While we don’t know if Jabez’s prayer was one of self-interest or selflessness, we do wonder why the Chronicler included the words of this historically insignificant man in his genealogy. It is in remembering that Chronicles’ purpose was to remind the exiles of God’s faithfulness that we discover the reason for the prayer’s inclusion. It’s not the words Jabez prayed that were important; it’s that this honorable man actually prayed and that, hearing his prayer, God answered him!
Throughout his account of Judah, the Chronicler continually tells of prayers offered and God’s faithfulness in answering them. He reports that the warriors of Reuben, Gad, and the half-tribe of Manasseh cried out to God for help during battle. Because they trusted Him, God answered their prayer, fought for them, and gave them victory. The Chronicler recounts how God provided battle strategies and victory to David and how He responded to the prayers of other kings like Solomon, Rehoboam, Asa, and Abijah. He tells how Jehoshaphat’s prayer saved him from the Arameans. When Jehoshaphat asked God to save Judah from a trio of enemy armies, God promised they wouldn’t even have to fight because the battle was His! Indeed, as the people sang praises and thanks to God in anticipation of victory, their enemies fought among themselves and none survived. All Judah had to do was collect the plunder. The Chronicler tells us how the prayers of Hezekiah and Isaiah rescued the people of Jerusalem from Assyria. Saying that Hezekiah prospered because “he sought his God wholeheartedly,” he adds that, when the seriously ill king prayed for relief, God healed him. After humbling himself before the Lord, even the evil Manasseh is reported to have had his prayers answered!

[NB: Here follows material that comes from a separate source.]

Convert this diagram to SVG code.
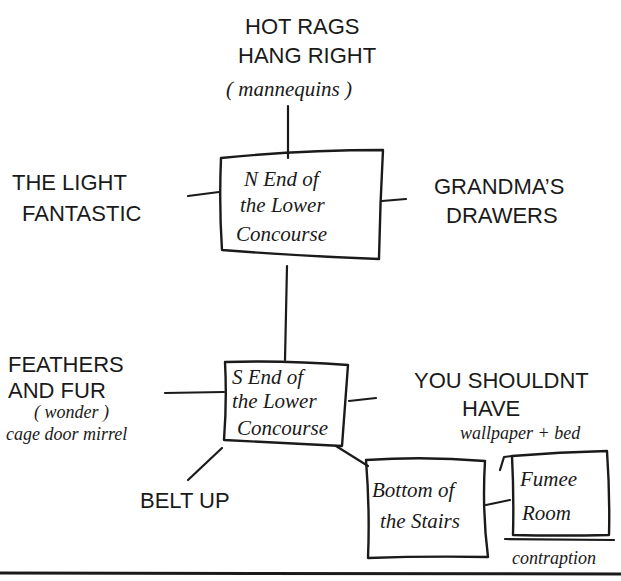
<svg xmlns="http://www.w3.org/2000/svg" width="621" height="581" viewBox="0 0 621 581">
<style>
.ln{fill:none;stroke:#1a1a1a;stroke-width:2.2;stroke-linecap:round;stroke-linejoin:round}
.bx{fill:none;stroke:#1a1a1a;stroke-width:2.4;stroke-linejoin:round}
.cap{font-family:"Liberation Sans","DejaVu Sans",sans-serif;font-size:22px;fill:#1a1a1a}
.hw{font-family:"Liberation Serif","DejaVu Serif",serif;font-style:italic;font-size:21px;fill:#1a1a1a}
.sm{font-family:"Liberation Serif","DejaVu Serif",serif;font-style:italic;font-size:18px;fill:#1a1a1a}
</style>
<rect width="621" height="581" fill="#ffffff"/>
<g id="connectors">
<path class="ln" d="M288 106 L288 158"/>
<path class="ln" d="M188 196 L219 192"/>
<path class="ln" d="M382 201 L406 199"/>
<path class="ln" d="M287 266 L285 360"/>
<path class="ln" d="M165 393 L224 392"/>
<path class="ln" d="M349 401 L376 398"/>
<path class="ln" d="M222 448 L188 480"/>
<path class="ln" d="M336 446 L368 466"/>
<path class="ln" d="M486 505 L510 500"/>
</g>
<g id="hot-rags">
<text class="cap" x="245" y="34">HOT RAGS</text>
<text class="cap" x="238" y="63">HANG RIGHT</text>
<text class="hw" x="226" y="96" font-size="23">( mannequins )</text>
</g>
<g id="light-fantastic">
<text class="cap" x="12" y="190">THE LIGHT</text>
<text class="cap" x="22" y="221">FANTASTIC</text>
</g>
<g id="n-end">
<path class="bx" d="M221 158 Q300 150 383 150 Q380 205 379 259 Q300 256 222 250 Q219 205 221 158 Z"/>
<text class="hw" x="244" y="186">N End of</text>
<text class="hw" x="240" y="212">the Lower</text>
<text class="hw" x="236" y="241">Concourse</text>
</g>
<g id="grandmas-drawers">
<text class="cap" x="434" y="194">GRANDMA’S</text>
<text class="cap" x="446" y="223">DRAWERS</text>
</g>
<g id="feathers">
<text class="cap" x="8" y="372">FEATHERS</text>
<text class="cap" x="8" y="398">AND FUR</text>
<text class="sm" x="34" y="418">( wonder )</text>
<text class="sm" x="6" y="440">cage door mirrel</text>
</g>
<g id="s-end">
<path class="bx" d="M225 362 Q285 360 348 365 Q345 405 342 446 Q285 443 224 440 Q227 400 225 362 Z"/>
<text class="hw" x="232" y="384">S End of</text>
<text class="hw" x="232" y="408">the Lower</text>
<text class="hw" x="237" y="435">Concourse</text>
</g>
<g id="you-shouldnt">
<text class="cap" x="414" y="388">YOU SHOULDNT</text>
<text class="cap" x="462" y="416" font-size="20">HAVE</text>
<text class="sm" x="460" y="439">wallpaper + bed</text>
</g>
<g id="belt-up">
<text class="cap" x="140" y="508">BELT UP</text>
</g>
<g id="bottom-stairs">
<path class="bx" d="M366 460 Q425 456 485 461 Q482 510 488 557 Q425 556 368 558 Q370 510 366 460 Z"/>
<text class="hw" x="372" y="497">Bottom of</text>
<text class="hw" x="380" y="528">the Stairs</text>
</g>
<g id="fumee-room">
<path class="bx" d="M512 456 Q560 452 607 451 Q610 495 609 535 Q560 536 513 535 Q514 495 512 456 Z"/>
<path class="ln" d="M500 470 L504 457 L512 456"/>
<path class="ln" d="M505 539 L614 540"/>
<text class="hw" x="520" y="486" font-size="23">Fumee</text>
<text class="hw" x="522" y="520" font-size="23">Room</text>
<text class="sm" x="512" y="564">contraption</text>
</g>
<path d="M0 573 L621 574" fill="none" stroke="#1a1a1a" stroke-width="3"/>
</svg>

The Chronicler told of the answered prayers of Jabez and the many others as a way of urging the post-exilic people of Judah to seek the Lord as previous generations had done. God’s answers to the prayers of their ancestors reassured this new generation that Jehovah was the covenant God of Israel who could be trusted to hear the prayers of His people!
The Chronicler didn’t include the prayer of Jabez because of a “name it and claim it” prosperity theology nor was it included because Jabez’s words released “God’s miraculous power.” The Chronicler included this prayer for the same reason he included all those others. He didn’t believe in the power of a prayer’s words but rather in the power of our God to know our needs, hear our prayers, and answer them, in His timing and way, with blessings and forgiveness!